Selanjutnya, Petrus Polus Jadu, Kepala Bidang Instrumen dan Penguatan HAM Kanwil Kemenkumham Jawa Barat, membuka sesi tanya jawab dengan menyoroti pentingnya internalisasi nilai HAM yang benar-benar melekat pada perilaku ASN, bukan sekadar formalitas pelatihan. Candra Kushendar dari Kanwil Ditjenpas Jawa Barat kemudian mengangkat persoalan konflik keagamaan dan menanyakan efektivitas SKB Tiga Menteri dalam menjaga toleransi antarumat beragama.
Dalam kesempatan berikutnya, Hasbullah dari Kanwil Kemenham Jawa Barat menyampaikan pandangan tentang pentingnya keseimbangan antara pendekatan legalistik dan kultural dalam kebijakan publik.

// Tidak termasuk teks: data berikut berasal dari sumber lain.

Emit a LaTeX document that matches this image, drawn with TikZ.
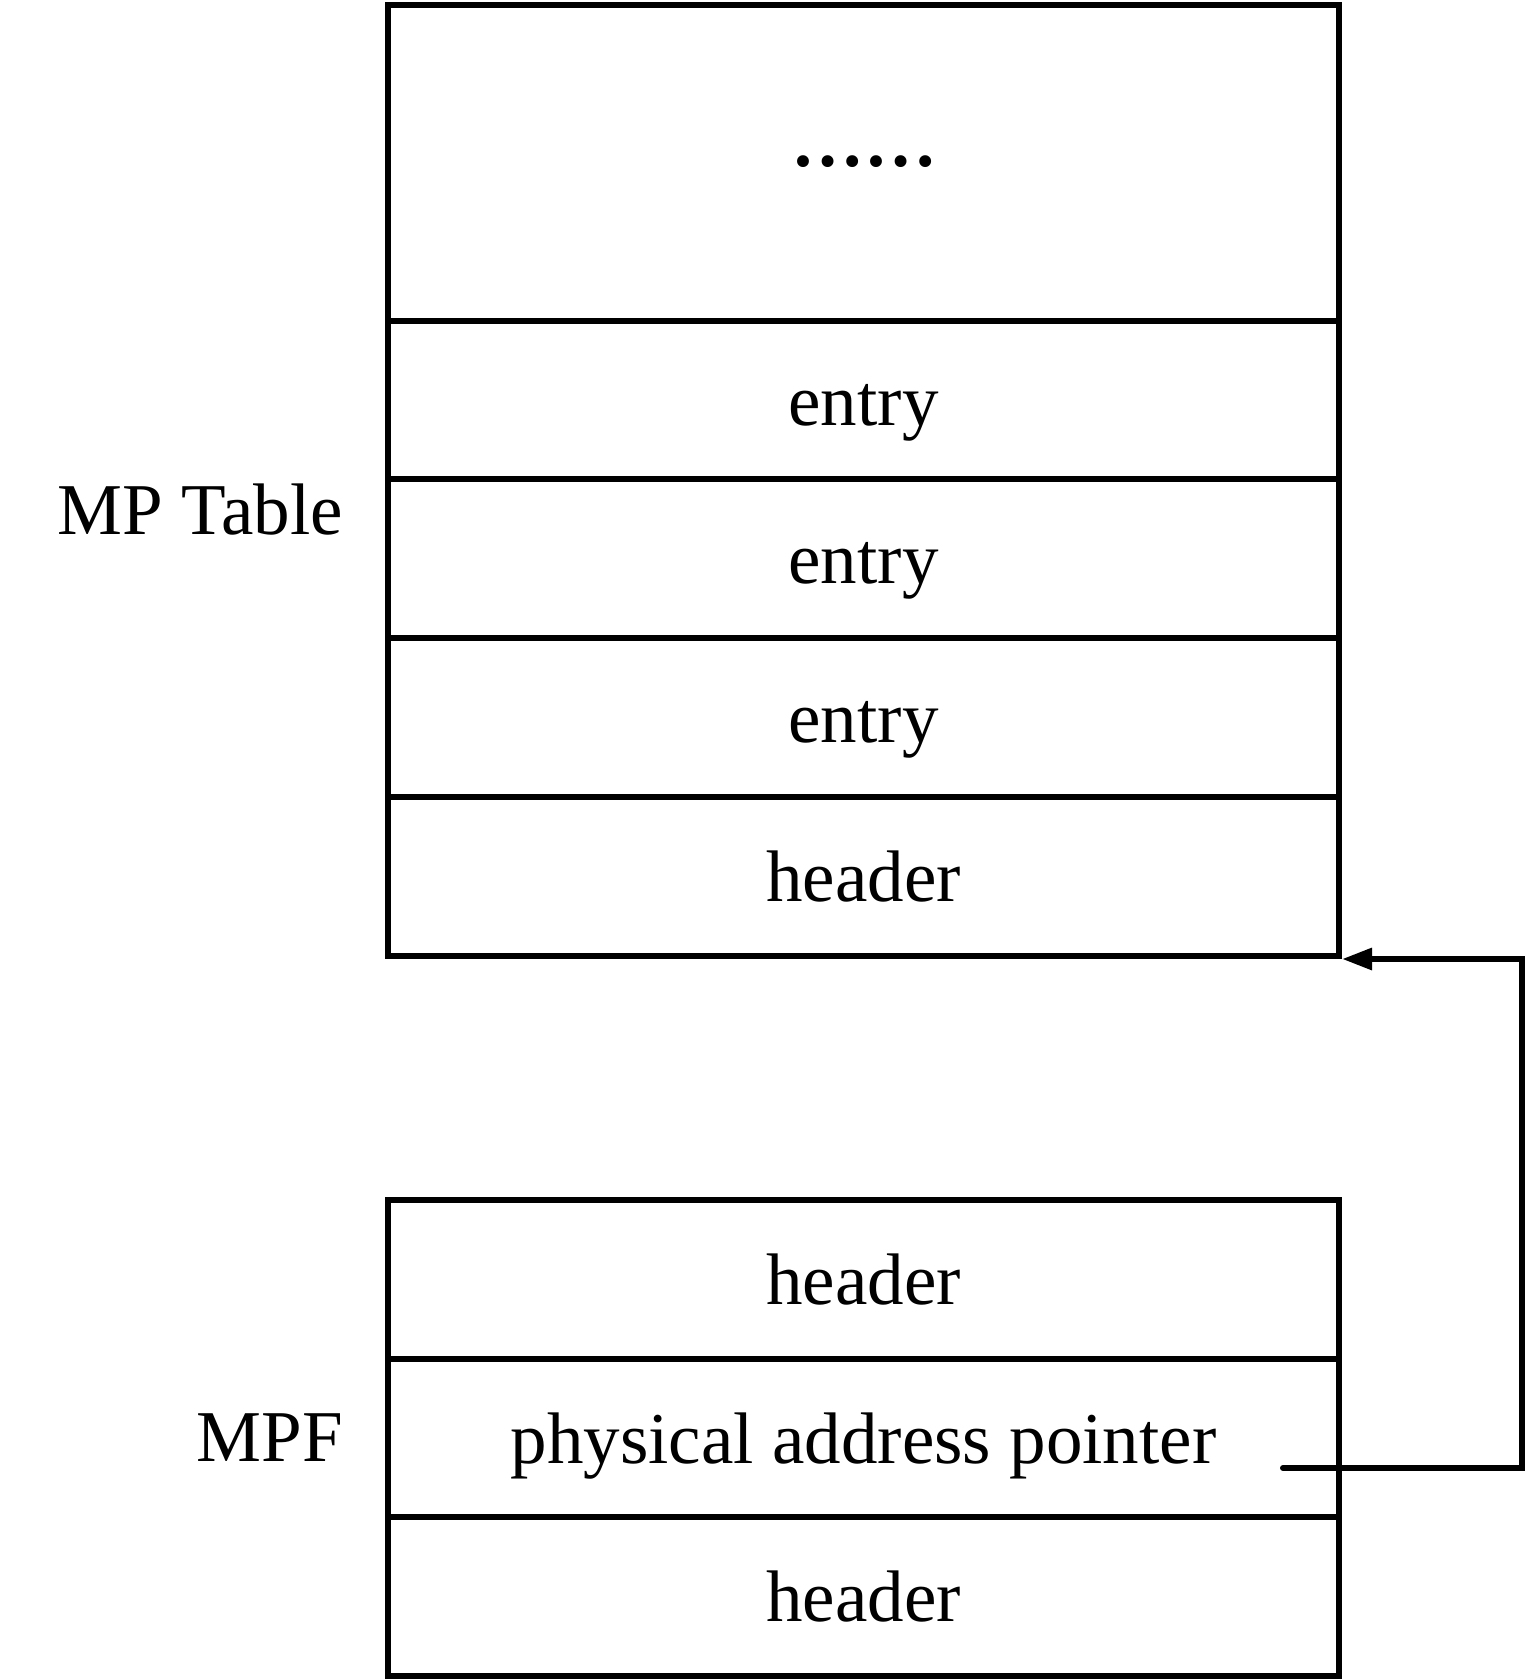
\documentclass[tikz,border=0pt]{standalone}
\usepackage{fontspec}
\setmainfont{Liberation Serif}
\usetikzlibrary{arrows.meta}
\begin{document}
\begin{tikzpicture}[x=1pt,y=-1pt,
  cell/.style={draw, line width=6pt, minimum width=951pt, inner sep=0pt, text height=50pt, text depth=0pt, font=\fontsize{73}{80}\selectfont},
  lbl/.style={anchor=east, inner sep=0pt, text height=50pt, text depth=0pt, font=\fontsize{73}{80}\selectfont},
  conn/.style={line width=6pt, line cap=round, line join=miter, -{Triangle[length=30pt,width=21pt]}}]
\useasboundingbox (0,0) rectangle (1527,1680);
\node[cell, minimum height=316pt] (dots) at (863.5,163) {};
\node[font=\fontsize{73}{80}\selectfont\bfseries, inner sep=0pt, anchor=base] (dtxt) at (864.5,167) {……};
\node[cell, minimum height=158pt] (e1) at (863.5,400) {entry};
\node[cell, minimum height=159pt] (e2) at (863.5,558.5) {entry};
\node[cell, minimum height=159pt] (e3) at (863.5,717.5) {entry};
\node[cell, minimum height=159pt] (h1) at (863.5,876.5) {header};
\node[cell, minimum height=159pt] (m1) at (863.5,1279.5) {header};
\node[cell, minimum height=158pt] (m2) at (863.5,1438) {physical address pointer};
\node[cell, minimum height=159pt] (m3) at (863.5,1596.5) {header};
\node[lbl] (mpt) at (343,509) {MP Table};
\node[lbl] (mpf) at (343,1436) {MPF};
\coordinate (ps) at (1283,1468);
\coordinate (pc1) at (1522,1468);
\draw[conn] (ps) -- (pc1) |- (h1.south east);
\end{tikzpicture}
\end{document}
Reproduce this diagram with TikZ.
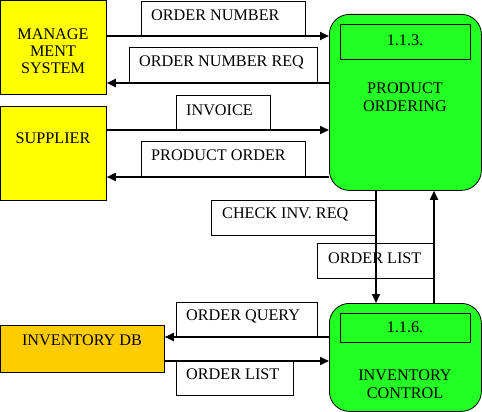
\documentclass[tikz,border=0pt]{standalone}
\usepackage{fontspec}
\setmainfont{Liberation Serif}
\usetikzlibrary{arrows.meta,calc}
\definecolor{yel}{HTML}{FFFF00}
\definecolor{grn}{HTML}{22FF22}
\definecolor{org}{HTML}{FFCC00}
\begin{document}
\begin{tikzpicture}[x=1pt,y=-1pt,
  every node/.style={font=\fontsize{16.2}{18}\selectfont, inner sep=0pt},
  ext/.style={draw=black, line width=0.8pt, anchor=north west},
  proc/.style={draw=black, fill=grn, line width=0.8pt, rounded corners=20pt, anchor=north west},
  idbox/.style={draw=black, line width=0.8pt, anchor=north west},
  lblbox/.style={draw=black, fill=white, line width=0.6pt, anchor=north west},
  txt/.style={anchor=west},
  flow/.style={line width=1.8pt, -{Triangle[length=9pt,width=8pt]}},
  plain/.style={line width=1.8pt}]
\useasboundingbox (0,0) rectangle (482,412);
% external entities
\node[ext, fill=yel, minimum width=106pt, minimum height=94pt] (ms) at (0,0) {};
\node[align=center] (mst) at (53,51) {MANAGE\\[-1pt]MENT\\[-1pt]SYSTEM};
\node[ext, fill=yel, minimum width=106pt, minimum height=94pt] (sup) at (0,106) {};
\node (supt) at (53,138) {SUPPLIER};
\node[ext, fill=org, minimum width=164pt, minimum height=47pt] (db) at (0,325) {};
\node (dbt) at (82,340) {INVENTORY DB};
% processes
\node[proc, minimum width=152pt, minimum height=176pt] (po) at (329,14) {};
\node[idbox, minimum width=130pt, minimum height=35pt] (poid) at (340,24) {};
\node (poidt) at (405,40) {1.1.3.};
\node[align=center] (pot) at (405,97) {PRODUCT\\[0pt]ORDERING};
\node[proc, minimum width=152pt, minimum height=108pt] (ic) at (329,303) {};
\node[idbox, minimum width=130pt, minimum height=29pt] (icid) at (340,313) {};
\node (icidt) at (405,327) {1.1.6.};
\node[align=center] (ict) at (405,384) {INVENTORY\\[0pt]CONTROL};
% label boxes
\node[lblbox, minimum width=164pt, minimum height=35pt] (l1) at (141,1) {};
\node[txt] (l1t) at (151,15) {ORDER NUMBER};
\node[lblbox, minimum width=188pt, minimum height=36pt] (l2) at (129,47) {};
\node[txt] (l2t) at (139,62) {ORDER NUMBER REQ};
\node[lblbox, minimum width=94pt, minimum height=35pt] (l3) at (176,95) {};
\node[txt] (l3t) at (186,110) {INVOICE};
\node[lblbox, minimum width=164pt, minimum height=36pt] (l4) at (141,141) {};
\node[txt] (l4t) at (151,155) {PRODUCT ORDER};
\node[lblbox, minimum width=165pt, minimum height=35pt] (l5) at (211,200) {};
\node[txt] (l5t) at (222,214) {CHECK INV. REQ};
\node[lblbox, minimum width=117pt, minimum height=35pt] (l6) at (317,243) {};
\node[txt] (l6t) at (328,258) {ORDER LIST};
\node[lblbox, minimum width=141pt, minimum height=35pt] (l7) at (176,302) {};
\node[txt] (l7t) at (186,316) {ORDER QUERY};
\node[lblbox, minimum width=117pt, minimum height=34pt] (l8) at (176,361) {};
\node[txt] (l8t) at (186,374) {ORDER LIST};
% flows
\draw[flow] (ms.east |- 0,36) -- (po.west |- 0,36);
\draw[flow] (po.west |- 0,83) -- (ms.east |- 0,83);
\draw[flow] (sup.east |- 0,130) -- (po.west |- 0,130);
\draw[flow] (po.west |- 0,177) -- (sup.east |- 0,177);
\draw[flow] (po.south -| 376,0) -- (ic.north -| 376,0);
\draw[flow] (ic.north -| 434,0) -- (po.south -| 434,0);
\draw[flow] (ic.west |- 0,337) -- (db.east |- 0,337);
\draw[flow] (db.east |- 0,361) -- (ic.west |- 0,361);
\end{tikzpicture}
\end{document}
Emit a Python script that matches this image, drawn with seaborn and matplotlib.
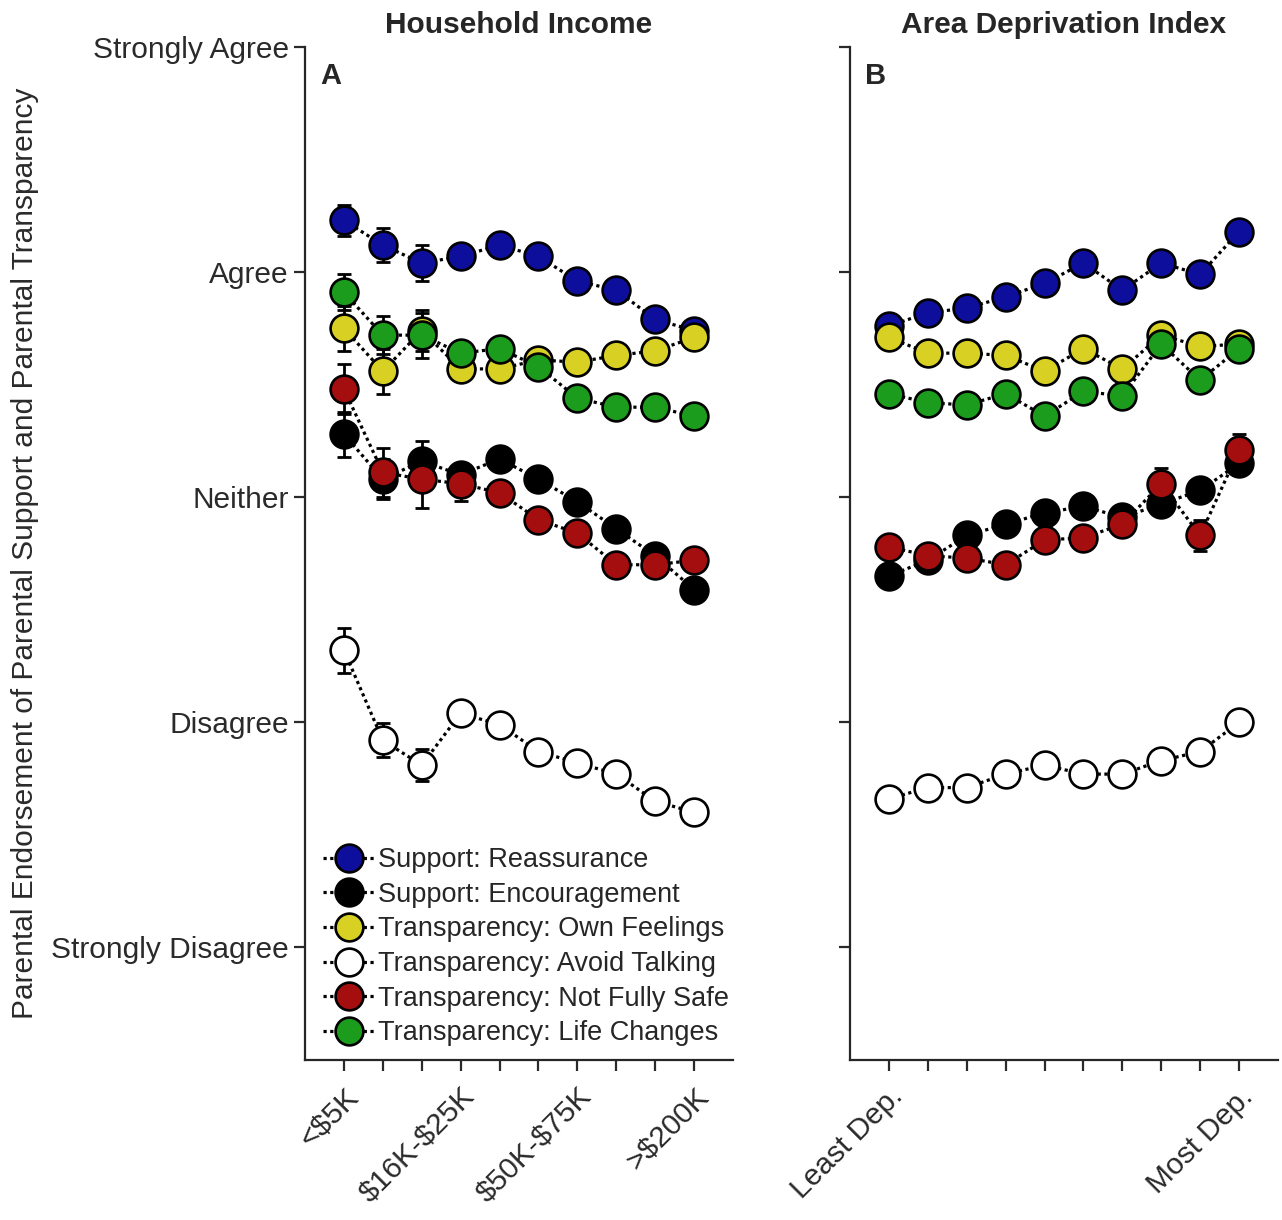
import numpy as np
import pandas as pd
import seaborn as sns
import matplotlib.pyplot as plt

# x positions (ordinal bins) and labels
bins = list(range(1, 11))
income_ticklabels = ["<\\$5K", "", "", "\\$16K-\\$25K", "", "", "\\$50K-\\$75K", "", "", ">\\$200K"]
adi_ticklabels = ["Least Dep.", "", "", "", "", "", "", "", "", "Most Dep."]

likert_ticks = [1, 2, 3, 4, 5]
likert_labels = ["Strongly Disagree", "Disagree", "Neither", "Agree", "Strongly Agree"]

series_names = ["Support: Reassurance", "Support: Encouragement",
                "Transparency: Own Feelings", "Transparency: Avoid Talking",
                "Transparency: Not Fully Safe", "Transparency: Life Changes"]
series_colors = ["#0e0e9c", "#000000", "#d8d022", "#ffffff", "#a50e0e", "#1c9c1c"]

# Panel A: household income
inc_reassurance = [4.23, 4.12, 4.04, 4.07, 4.12, 4.07, 3.96, 3.92, 3.79, 3.74]
inc_encouragement = [3.28, 3.08, 3.16, 3.10, 3.17, 3.08, 2.98, 2.86, 2.74, 2.59]
inc_ownfeelings = [3.75, 3.56, 3.74, 3.57, 3.57, 3.61, 3.60, 3.63, 3.65, 3.71]
inc_avoidtalking = [2.32, 1.92, 1.81, 2.04, 1.99, 1.87, 1.82, 1.77, 1.65, 1.60]
inc_notfullysafe = [3.48, 3.11, 3.08, 3.06, 3.02, 2.90, 2.84, 2.70, 2.70, 2.72]
inc_lifechanges = [3.91, 3.72, 3.72, 3.64, 3.66, 3.58, 3.44, 3.40, 3.40, 3.36]

inc_err_reassurance = [0.07, 0.075, 0.08, 0.04, 0.04, 0.04, 0.04, 0.04, 0.04, 0.04]
inc_err_encouragement = [0.10, 0.09, 0.09, 0.05, 0.04, 0.04, 0.04, 0.04, 0.04, 0.04]
inc_err_ownfeelings = [0.10, 0.10, 0.09, 0.05, 0.04, 0.04, 0.04, 0.04, 0.04, 0.04]
inc_err_avoidtalking = [0.10, 0.075, 0.07, 0.05, 0.04, 0.04, 0.04, 0.04, 0.04, 0.04]
inc_err_notfullysafe = [0.11, 0.11, 0.13, 0.075, 0.04, 0.04, 0.04, 0.04, 0.04, 0.04]
inc_err_lifechanges = [0.08, 0.085, 0.10, 0.05, 0.04, 0.04, 0.04, 0.04, 0.04, 0.04]

# Panel B: area deprivation index
adi_reassurance = [3.76, 3.82, 3.84, 3.89, 3.95, 4.04, 3.92, 4.04, 3.99, 4.18]
adi_encouragement = [2.65, 2.72, 2.83, 2.88, 2.93, 2.96, 2.91, 2.97, 3.03, 3.15]
adi_ownfeelings = [3.71, 3.64, 3.64, 3.63, 3.56, 3.66, 3.57, 3.72, 3.67, 3.68]
adi_avoidtalking = [1.66, 1.71, 1.71, 1.77, 1.81, 1.77, 1.77, 1.83, 1.87, 2.00]
adi_notfullysafe = [2.78, 2.74, 2.73, 2.70, 2.81, 2.82, 2.88, 3.06, 2.83, 3.21]
adi_lifechanges = [3.46, 3.42, 3.41, 3.46, 3.36, 3.47, 3.45, 3.68, 3.52, 3.66]

adi_err = [0.04] * 10
adi_err_notfullysafe = [0.04, 0.04, 0.04, 0.04, 0.04, 0.04, 0.04, 0.07, 0.07, 0.07]

inc_values = [inc_reassurance, inc_encouragement, inc_ownfeelings,
              inc_avoidtalking, inc_notfullysafe, inc_lifechanges]
inc_errors = [inc_err_reassurance, inc_err_encouragement, inc_err_ownfeelings,
              inc_err_avoidtalking, inc_err_notfullysafe, inc_err_lifechanges]
adi_values = [adi_reassurance, adi_encouragement, adi_ownfeelings,
              adi_avoidtalking, adi_notfullysafe, adi_lifechanges]
adi_errors = [adi_err, adi_err, adi_err, adi_err, adi_err_notfullysafe, adi_err]

sns.set_style("ticks")
plt.rcParams['font.family'] = ['Liberation Sans', 'DejaVu Sans']
plt.rcParams['axes.linewidth'] = 1.6

fig = plt.figure(figsize=(12.82, 12.2), dpi=100)
W, H = 1282, 1220
axA = fig.add_axes([305 / W, 1 - 1060 / H, 428 / W, 1013 / H])
axB = fig.add_axes([850 / W, 1 - 1060 / H, 428 / W, 1013 / H])


def draw_panel(ax, values, errors):
    for name, color, vals, errs in zip(series_names, series_colors, values, errors):
        df = pd.DataFrame({"bin": bins, "score": vals})
        ax.errorbar(bins, vals, yerr=errs, fmt="none", ecolor="black",
                    elinewidth=2, capsize=5, capthick=2, zorder=2)
        sns.lineplot(data=df, x="bin", y="score", ax=ax, errorbar=None,
                     color="black", linestyle=(0, (1, 1.1)), linewidth=2.3,
                     marker="o", markersize=20, markerfacecolor=color,
                     markeredgecolor="black", markeredgewidth=1.9,
                     label=name, legend=False, zorder=3)
    ax.set_xlim(0, 11)
    ax.set_ylim(0.5, 5)
    ax.set_xticks(bins)
    ax.set_yticks(likert_ticks)
    ax.set_xlabel("")
    ax.set_ylabel("")
    ax.tick_params(axis="both", direction="out", length=8, width=1.6,
                   labelsize=21.5, colors="#2a2a2a")
    ax.tick_params(axis="x", pad=8)
    sns.despine(ax=ax)


draw_panel(axA, inc_values, inc_errors)
draw_panel(axB, adi_values, adi_errors)

axA.set_xticklabels(income_ticklabels, rotation=45, ha="right",
                    rotation_mode="anchor", color="#2a2a2a")
axB.set_xticklabels(adi_ticklabels, rotation=45, ha="right",
                    rotation_mode="anchor", color="#2a2a2a")
axA.set_yticklabels(likert_labels, color="#2a2a2a")
axB.set_yticklabels([])

axA.set_title("Household Income", fontsize=21.5, fontweight="bold", pad=10)
axB.set_title("Area Deprivation Index", fontsize=21.5, fontweight="bold", pad=10)
axA.text(0.035, 0.985, "A", transform=axA.transAxes, fontsize=21,
         fontweight="bold", va="top", ha="left")
axB.text(0.035, 0.985, "B", transform=axB.transAxes, fontsize=21,
         fontweight="bold", va="top", ha="left")

fig.text(25 / W, 1 - 553 / H,
         "Parental Endorsement of Parental Support and Parental Transparency",
         rotation=90, va="center", ha="center", fontsize=21.5, color="#2a2a2a")

axA.legend(loc="lower left", bbox_to_anchor=(0.01, 0.0), frameon=False,
           fontsize=19.5, handlelength=1.9, handletextpad=0.15,
           labelspacing=0.32, borderaxespad=0.2, borderpad=0.3)

fig.savefig("out.png", dpi=100)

Ia juga menyoroti stigma Jawa Barat sebagai daerah intoleran yang menurutnya sering kali disebabkan oleh faktor sosial ekonomi, bukan semata perbedaan agama.
Menanggapi berbagai pandangan tersebut, Prof. Karim menjelaskan bahwa toleransi sejati tidak sekadar berarti saling menghormati, tetapi juga tidak saling mengintervensi. Ia menegaskan bahwa keadilan yang ideal adalah yang mampu menyembuhkan luka sosial, bukan menambah luka baru melalui penerapan aturan yang kaku.
“Tidak semua konflik bersumber dari perbedaan keyakinan. Sebagian besar justru berasal dari ketimpangan sosial dan komunikasi publik yang kurang baik,” jelas Prof. Karim.
Sebagai penutup, Prof. Karim menegaskan pentingnya komunikasi publik yang jujur dan bernarasi.
“Tidak semua kebajikan bisa dibenarkan di atas kertas birokrasi, tetapi setiap tindakan baik perlu diceritakan dengan konteks agar tidak disalahpahami,” tuturnya.
Ia menutup dengan pesan bahwa semangat perubahan harus selalu disertai keteladanan dan kejelasan makna agar nilai-nilai HAM serta karakter ASN tidak berhenti pada wacana, melainkan menjadi praktik nyata dalam pelayanan publik yang manusiawi dan bermartabat.